Task description :: Everything in the data should be repeated exactly, save for the images.

Supplied information ::
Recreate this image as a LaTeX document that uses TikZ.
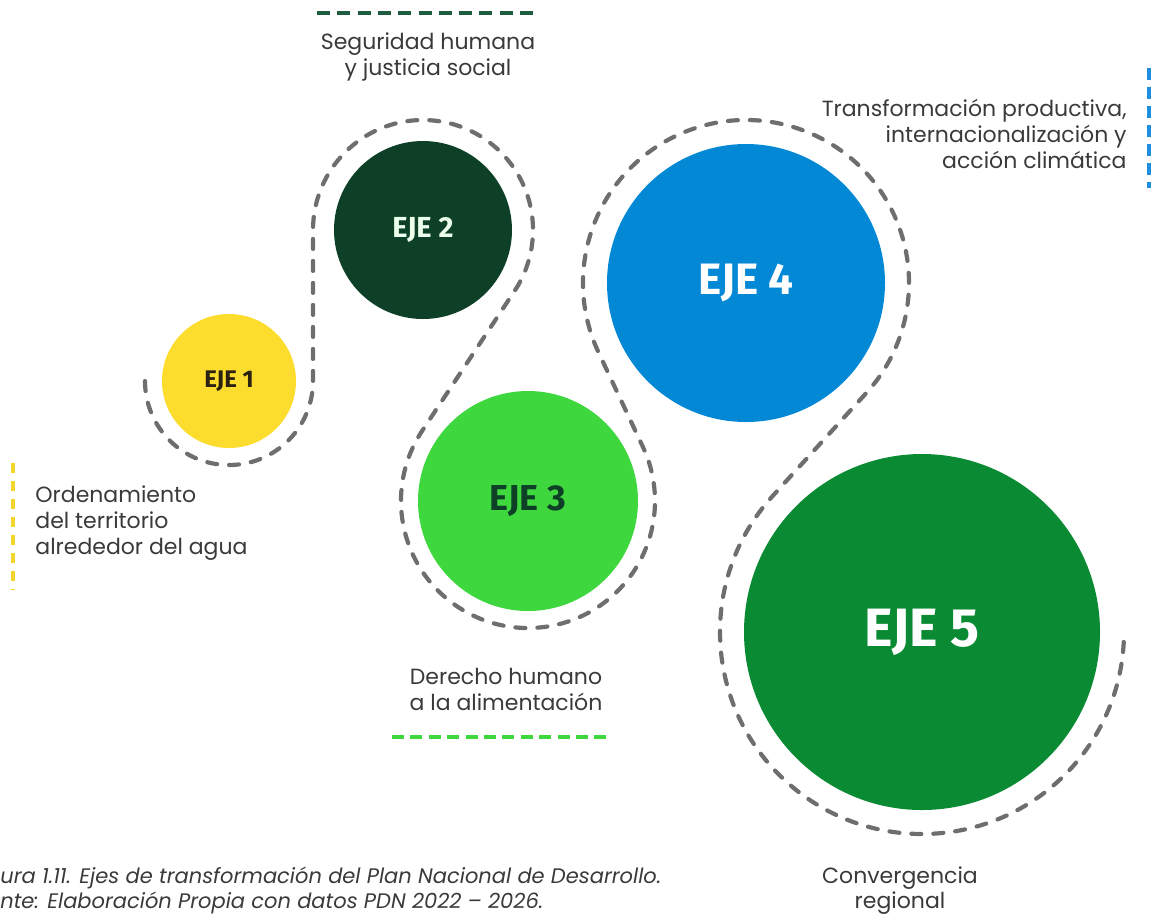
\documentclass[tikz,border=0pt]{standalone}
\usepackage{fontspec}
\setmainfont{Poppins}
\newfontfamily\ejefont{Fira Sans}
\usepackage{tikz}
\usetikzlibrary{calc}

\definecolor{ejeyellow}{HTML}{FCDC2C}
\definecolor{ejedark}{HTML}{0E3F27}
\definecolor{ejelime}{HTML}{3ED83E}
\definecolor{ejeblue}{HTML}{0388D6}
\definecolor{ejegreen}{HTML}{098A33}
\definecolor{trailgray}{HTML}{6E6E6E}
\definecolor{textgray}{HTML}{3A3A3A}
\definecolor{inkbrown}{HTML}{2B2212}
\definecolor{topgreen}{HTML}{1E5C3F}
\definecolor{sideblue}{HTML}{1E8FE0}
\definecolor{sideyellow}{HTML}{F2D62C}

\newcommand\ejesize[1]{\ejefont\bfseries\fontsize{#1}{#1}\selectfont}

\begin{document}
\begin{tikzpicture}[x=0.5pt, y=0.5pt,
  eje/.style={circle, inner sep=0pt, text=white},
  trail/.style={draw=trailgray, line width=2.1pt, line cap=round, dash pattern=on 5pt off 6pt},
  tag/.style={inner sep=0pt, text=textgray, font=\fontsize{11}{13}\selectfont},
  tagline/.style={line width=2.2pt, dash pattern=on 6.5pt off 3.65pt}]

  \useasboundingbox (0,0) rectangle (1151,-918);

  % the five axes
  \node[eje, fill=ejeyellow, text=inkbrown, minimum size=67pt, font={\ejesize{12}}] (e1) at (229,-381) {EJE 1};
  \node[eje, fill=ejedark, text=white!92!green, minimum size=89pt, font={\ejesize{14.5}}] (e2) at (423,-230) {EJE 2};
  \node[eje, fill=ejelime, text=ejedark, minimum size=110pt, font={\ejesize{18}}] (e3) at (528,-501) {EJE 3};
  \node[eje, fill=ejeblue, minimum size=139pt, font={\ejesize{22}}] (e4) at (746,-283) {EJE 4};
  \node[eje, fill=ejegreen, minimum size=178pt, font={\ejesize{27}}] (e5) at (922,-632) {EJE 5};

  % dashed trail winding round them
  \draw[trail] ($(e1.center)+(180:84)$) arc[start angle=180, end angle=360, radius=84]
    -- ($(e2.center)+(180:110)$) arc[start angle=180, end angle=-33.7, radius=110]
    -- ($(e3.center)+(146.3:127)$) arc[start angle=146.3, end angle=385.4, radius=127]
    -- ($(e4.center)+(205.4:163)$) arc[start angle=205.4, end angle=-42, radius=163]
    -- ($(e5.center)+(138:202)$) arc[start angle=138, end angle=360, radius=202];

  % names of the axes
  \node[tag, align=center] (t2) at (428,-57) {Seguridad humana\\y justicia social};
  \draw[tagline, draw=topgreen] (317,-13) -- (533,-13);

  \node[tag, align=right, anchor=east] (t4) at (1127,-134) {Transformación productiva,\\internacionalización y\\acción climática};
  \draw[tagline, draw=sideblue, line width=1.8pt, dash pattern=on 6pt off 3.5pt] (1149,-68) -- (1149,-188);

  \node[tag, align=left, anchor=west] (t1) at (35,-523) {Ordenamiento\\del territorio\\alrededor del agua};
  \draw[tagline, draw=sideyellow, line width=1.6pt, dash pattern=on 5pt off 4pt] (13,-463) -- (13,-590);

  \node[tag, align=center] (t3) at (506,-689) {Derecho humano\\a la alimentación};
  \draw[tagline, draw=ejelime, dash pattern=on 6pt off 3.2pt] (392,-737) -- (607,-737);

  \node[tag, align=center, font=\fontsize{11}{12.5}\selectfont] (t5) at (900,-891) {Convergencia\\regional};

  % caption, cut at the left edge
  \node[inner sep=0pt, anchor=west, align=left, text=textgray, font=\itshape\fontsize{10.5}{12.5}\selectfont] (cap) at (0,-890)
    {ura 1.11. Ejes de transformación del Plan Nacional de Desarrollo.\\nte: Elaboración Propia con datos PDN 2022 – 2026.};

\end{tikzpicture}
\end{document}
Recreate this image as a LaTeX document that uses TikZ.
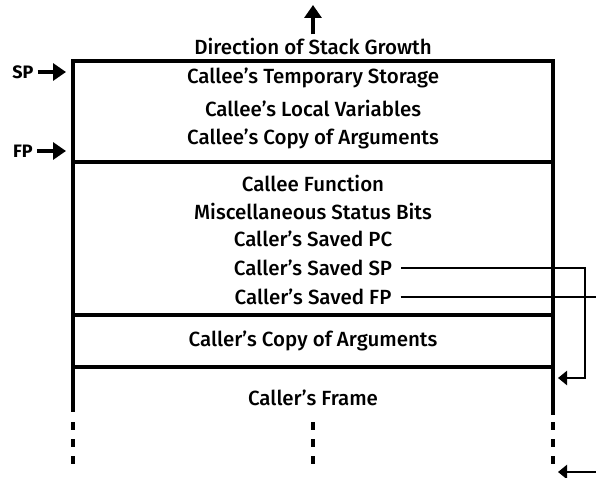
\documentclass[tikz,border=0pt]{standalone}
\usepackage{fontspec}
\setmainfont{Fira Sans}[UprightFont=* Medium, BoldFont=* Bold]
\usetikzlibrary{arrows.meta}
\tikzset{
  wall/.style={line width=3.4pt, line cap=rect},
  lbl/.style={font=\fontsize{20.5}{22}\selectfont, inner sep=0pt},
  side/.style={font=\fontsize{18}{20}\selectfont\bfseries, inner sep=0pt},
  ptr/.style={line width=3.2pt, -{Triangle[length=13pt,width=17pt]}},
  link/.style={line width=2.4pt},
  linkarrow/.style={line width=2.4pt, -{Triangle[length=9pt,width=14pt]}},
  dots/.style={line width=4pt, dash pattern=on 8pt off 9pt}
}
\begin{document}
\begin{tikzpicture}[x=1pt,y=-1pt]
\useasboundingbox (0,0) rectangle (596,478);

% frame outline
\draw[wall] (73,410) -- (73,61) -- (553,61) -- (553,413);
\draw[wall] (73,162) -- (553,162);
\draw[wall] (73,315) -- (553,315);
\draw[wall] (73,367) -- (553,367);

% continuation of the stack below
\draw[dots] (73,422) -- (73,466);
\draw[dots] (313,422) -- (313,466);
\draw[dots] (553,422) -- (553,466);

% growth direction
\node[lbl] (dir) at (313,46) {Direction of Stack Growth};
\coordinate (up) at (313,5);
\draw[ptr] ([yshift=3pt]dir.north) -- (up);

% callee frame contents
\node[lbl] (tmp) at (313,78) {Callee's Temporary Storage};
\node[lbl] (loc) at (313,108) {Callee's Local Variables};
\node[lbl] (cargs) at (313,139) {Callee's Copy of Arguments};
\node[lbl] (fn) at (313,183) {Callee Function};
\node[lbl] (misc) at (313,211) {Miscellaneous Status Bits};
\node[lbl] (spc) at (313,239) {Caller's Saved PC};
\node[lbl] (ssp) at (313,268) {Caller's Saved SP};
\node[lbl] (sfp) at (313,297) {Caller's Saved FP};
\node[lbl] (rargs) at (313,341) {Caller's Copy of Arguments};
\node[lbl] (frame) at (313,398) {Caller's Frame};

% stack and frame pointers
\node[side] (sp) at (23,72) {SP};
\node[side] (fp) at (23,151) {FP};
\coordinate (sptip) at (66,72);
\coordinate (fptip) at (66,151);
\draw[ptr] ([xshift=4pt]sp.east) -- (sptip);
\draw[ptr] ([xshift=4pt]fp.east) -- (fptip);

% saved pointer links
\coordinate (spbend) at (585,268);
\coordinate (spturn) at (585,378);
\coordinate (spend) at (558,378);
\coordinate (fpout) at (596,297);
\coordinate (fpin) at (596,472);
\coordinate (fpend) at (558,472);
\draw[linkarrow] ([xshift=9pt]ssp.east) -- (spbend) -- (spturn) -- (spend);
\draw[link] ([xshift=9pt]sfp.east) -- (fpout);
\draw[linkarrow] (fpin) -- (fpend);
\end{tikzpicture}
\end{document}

Finished answer ::
Recreate this image as a LaTeX document that uses TikZ.
\documentclass[tikz,border=0pt]{standalone}
\usepackage{fontspec}
\setmainfont{Poppins}
\newfontfamily\ejefont{Fira Sans}
\usepackage{tikz}
\usetikzlibrary{calc}

\definecolor{ejeyellow}{HTML}{FCDC2C}
\definecolor{ejedark}{HTML}{0E3F27}
\definecolor{ejelime}{HTML}{3ED83E}
\definecolor{ejeblue}{HTML}{0388D6}
\definecolor{ejegreen}{HTML}{098A33}
\definecolor{trailgray}{HTML}{6E6E6E}
\definecolor{textgray}{HTML}{3A3A3A}
\definecolor{inkbrown}{HTML}{2B2212}
\definecolor{topgreen}{HTML}{1E5C3F}
\definecolor{sideblue}{HTML}{1E8FE0}
\definecolor{sideyellow}{HTML}{F2D62C}

\newcommand\ejesize[1]{\ejefont\bfseries\fontsize{#1}{#1}\selectfont}

\begin{document}
\begin{tikzpicture}[x=0.5pt, y=0.5pt,
  eje/.style={circle, inner sep=0pt, text=white},
  trail/.style={draw=trailgray, line width=2.1pt, line cap=round, dash pattern=on 5pt off 6pt},
  tag/.style={inner sep=0pt, text=textgray, font=\fontsize{11}{13}\selectfont},
  tagline/.style={line width=2.2pt, dash pattern=on 6.5pt off 3.65pt}]

  \useasboundingbox (0,0) rectangle (1151,-918);

  % the five axes
  \node[eje, fill=ejeyellow, text=inkbrown, minimum size=67pt, font={\ejesize{12}}] (e1) at (229,-381) {EJE 1};
  \node[eje, fill=ejedark, text=white!92!green, minimum size=89pt, font={\ejesize{14.5}}] (e2) at (423,-230) {EJE 2};
  \node[eje, fill=ejelime, text=ejedark, minimum size=110pt, font={\ejesize{18}}] (e3) at (528,-501) {EJE 3};
  \node[eje, fill=ejeblue, minimum size=139pt, font={\ejesize{22}}] (e4) at (746,-283) {EJE 4};
  \node[eje, fill=ejegreen, minimum size=178pt, font={\ejesize{27}}] (e5) at (922,-632) {EJE 5};

  % dashed trail winding round them
  \draw[trail] ($(e1.center)+(180:84)$) arc[start angle=180, end angle=360, radius=84]
    -- ($(e2.center)+(180:110)$) arc[start angle=180, end angle=-33.7, radius=110]
    -- ($(e3.center)+(146.3:127)$) arc[start angle=146.3, end angle=385.4, radius=127]
    -- ($(e4.center)+(205.4:163)$) arc[start angle=205.4, end angle=-42, radius=163]
    -- ($(e5.center)+(138:202)$) arc[start angle=138, end angle=360, radius=202];

  % names of the axes
  \node[tag, align=center] (t2) at (428,-57) {Seguridad humana\\y justicia social};
  \draw[tagline, draw=topgreen] (317,-13) -- (533,-13);

  \node[tag, align=right, anchor=east] (t4) at (1127,-134) {Transformación productiva,\\internacionalización y\\acción climática};
  \draw[tagline, draw=sideblue, line width=1.8pt, dash pattern=on 6pt off 3.5pt] (1149,-68) -- (1149,-188);

  \node[tag, align=left, anchor=west] (t1) at (35,-523) {Ordenamiento\\del territorio\\alrededor del agua};
  \draw[tagline, draw=sideyellow, line width=1.6pt, dash pattern=on 5pt off 4pt] (13,-463) -- (13,-590);

  \node[tag, align=center] (t3) at (506,-689) {Derecho humano\\a la alimentación};
  \draw[tagline, draw=ejelime, dash pattern=on 6pt off 3.2pt] (392,-737) -- (607,-737);

  \node[tag, align=center, font=\fontsize{11}{12.5}\selectfont] (t5) at (900,-891) {Convergencia\\regional};

  % caption, cut at the left edge
  \node[inner sep=0pt, anchor=west, align=left, text=textgray, font=\itshape\fontsize{10.5}{12.5}\selectfont] (cap) at (0,-890)
    {ura 1.11. Ejes de transformación del Plan Nacional de Desarrollo.\\nte: Elaboración Propia con datos PDN 2022 – 2026.};

\end{tikzpicture}
\end{document}
Recreate this image as a LaTeX document that uses TikZ.
\documentclass[tikz,border=0pt]{standalone}
\usepackage{fontspec}
\setmainfont{Fira Sans}[UprightFont=* Medium, BoldFont=* Bold]
\usetikzlibrary{arrows.meta}
\tikzset{
  wall/.style={line width=3.4pt, line cap=rect},
  lbl/.style={font=\fontsize{20.5}{22}\selectfont, inner sep=0pt},
  side/.style={font=\fontsize{18}{20}\selectfont\bfseries, inner sep=0pt},
  ptr/.style={line width=3.2pt, -{Triangle[length=13pt,width=17pt]}},
  link/.style={line width=2.4pt},
  linkarrow/.style={line width=2.4pt, -{Triangle[length=9pt,width=14pt]}},
  dots/.style={line width=4pt, dash pattern=on 8pt off 9pt}
}
\begin{document}
\begin{tikzpicture}[x=1pt,y=-1pt]
\useasboundingbox (0,0) rectangle (596,478);

% frame outline
\draw[wall] (73,410) -- (73,61) -- (553,61) -- (553,413);
\draw[wall] (73,162) -- (553,162);
\draw[wall] (73,315) -- (553,315);
\draw[wall] (73,367) -- (553,367);

% continuation of the stack below
\draw[dots] (73,422) -- (73,466);
\draw[dots] (313,422) -- (313,466);
\draw[dots] (553,422) -- (553,466);

% growth direction
\node[lbl] (dir) at (313,46) {Direction of Stack Growth};
\coordinate (up) at (313,5);
\draw[ptr] ([yshift=3pt]dir.north) -- (up);

% callee frame contents
\node[lbl] (tmp) at (313,78) {Callee's Temporary Storage};
\node[lbl] (loc) at (313,108) {Callee's Local Variables};
\node[lbl] (cargs) at (313,139) {Callee's Copy of Arguments};
\node[lbl] (fn) at (313,183) {Callee Function};
\node[lbl] (misc) at (313,211) {Miscellaneous Status Bits};
\node[lbl] (spc) at (313,239) {Caller's Saved PC};
\node[lbl] (ssp) at (313,268) {Caller's Saved SP};
\node[lbl] (sfp) at (313,297) {Caller's Saved FP};
\node[lbl] (rargs) at (313,341) {Caller's Copy of Arguments};
\node[lbl] (frame) at (313,398) {Caller's Frame};

% stack and frame pointers
\node[side] (sp) at (23,72) {SP};
\node[side] (fp) at (23,151) {FP};
\coordinate (sptip) at (66,72);
\coordinate (fptip) at (66,151);
\draw[ptr] ([xshift=4pt]sp.east) -- (sptip);
\draw[ptr] ([xshift=4pt]fp.east) -- (fptip);

% saved pointer links
\coordinate (spbend) at (585,268);
\coordinate (spturn) at (585,378);
\coordinate (spend) at (558,378);
\coordinate (fpout) at (596,297);
\coordinate (fpin) at (596,472);
\coordinate (fpend) at (558,472);
\draw[linkarrow] ([xshift=9pt]ssp.east) -- (spbend) -- (spturn) -- (spend);
\draw[link] ([xshift=9pt]sfp.east) -- (fpout);
\draw[linkarrow] (fpin) -- (fpend);
\end{tikzpicture}
\end{document}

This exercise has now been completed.